Expertise Automotive technology, Smart home, Digital health Credentials
  • 5G Technician, ETA International
Brian Cooley
3 min read

The climate control system in your car used to be pretty simple.

blc-1638
Brian Cooley

You could look at the red and blue colors and ballpark what you wanted via analog switchgear and estimation. Today, setting climate control in your car is more like using an app on your phone. Let's break it down.

Automatic. Most cars today have this mode and a digital setting for temperature, eschewing the old blue-to-red continuum of temperature of slide levers. Today's automatic mode is tied to a cabin temperature sensor and a slew of servos and vacuum motors that adjusts all the climate options to maintain the temp you want with low humidity and least amount of fan and its noise. If you're in a hurry, you can stop reading now. Automatic is all you really need to know. But if you like to roll your own, here's how:

Temperature. If you choose not to use automatic mode, you can still set temp and that will call up a certain temperature of air, blended from a combination of fresh air, warm air from the heater core and cool air from the A/C evaporator. Then you need to make some decisions what to do with that air. 

Flow. These are the various levels or registers in your car. Defrost vents, instrument panel vents, and floor vents are the usual ones you have to choose from, depending where you like to get hit with hot or cold air, and whether your windshield is fogged or not.

Fan. Once you decide the temp and direction of air flow, you have to decide how hard you want to feel it. Fan speed handles that. On some late model luxury cars, there will also be a sub-selection of fan that can make the flow of air softer while still attaining the high volume of a fast fan speed.

Recirculate. This keeps recirculating the air in your car so less of it is exhausted out of the cabin. Useful when you want to cool a car down fast since it keeps chilling already chilled air. Also good when you're driving through Stinksville, but know that you need to move to recirc mode before you have a nasty smell inside the car, otherwise recirc just keeps it in there longer. Note that Max A/C also invokes recirculated airflow.

Defrost. There are usually two Defrost buttons.

defrost-buttons
Ford

The trapezoidal shaped one is for the front windshield and invokes a strong blast of defrosting air. There may also be a Max Defrost button that diverts all resources to defrost and from the rest of the cabin. The rectangular defrost button is for the rear window (also known as the backlight) and typically turns on a set of heating wires embedded in the glass. 

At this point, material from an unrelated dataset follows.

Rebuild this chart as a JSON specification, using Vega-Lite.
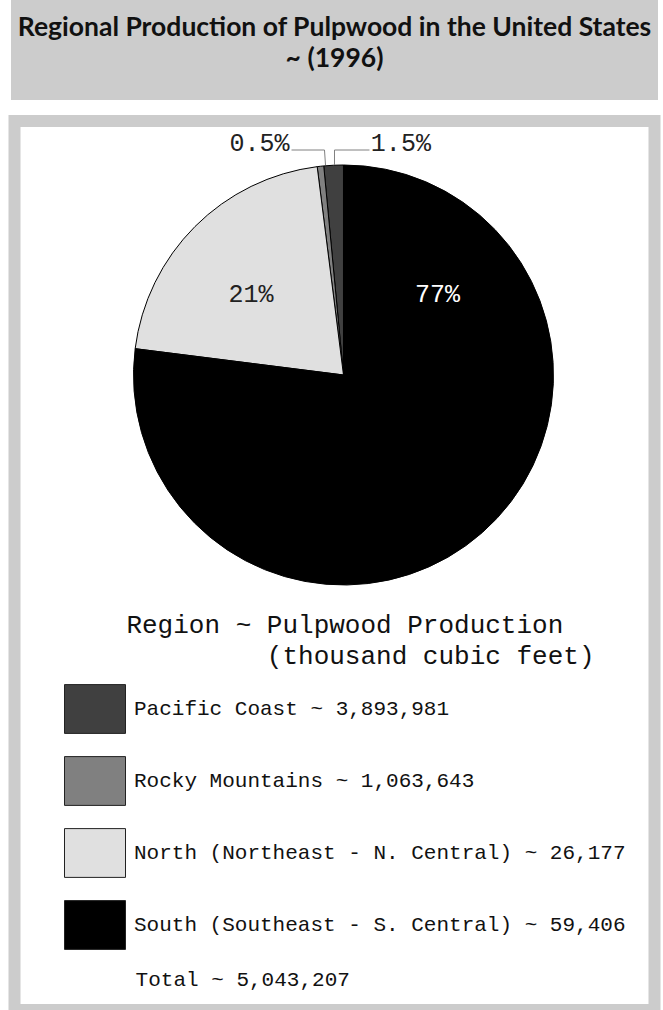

Pro tip: Know that defrosting your windshield is not just a job for the heater. That concept is a holdover from the days when few cars had air conditioning. Now that they all do, front Defrost will often invoke the heater and air conditioner to create a mix of air that is both warm and dry to get the job done faster.  

Zones. Modern cars frequently have dual zone climate control that separates the car into left and right halves, allowing you to sync them to the same temp or let them be adjusted separately. Unless the difference in set temp between the two zones is pretty dramatic, this sort of system can be a bit silly: Air doesn't know imaginary boundaries inside a car. Some cars also have a third zone for the rear seats or even quad zones for each seating zone in a luxury sedan.

Filtration. Your car may have a switchable filtration system, like Tesla's Bioweapon mode. These systems act on the incoming air to remove pollen or, as Tesla envisions it, Sarin and VX.

Scent. Some modern cars not only take stuff out of the air but also put scent into it. Recent Mercedes S Class and BMW Alpina B7s are among the cars I've driven with this feature, and wondered why. I'm somewhat more convinced of the usefulness of cabin air ionization found on some cars.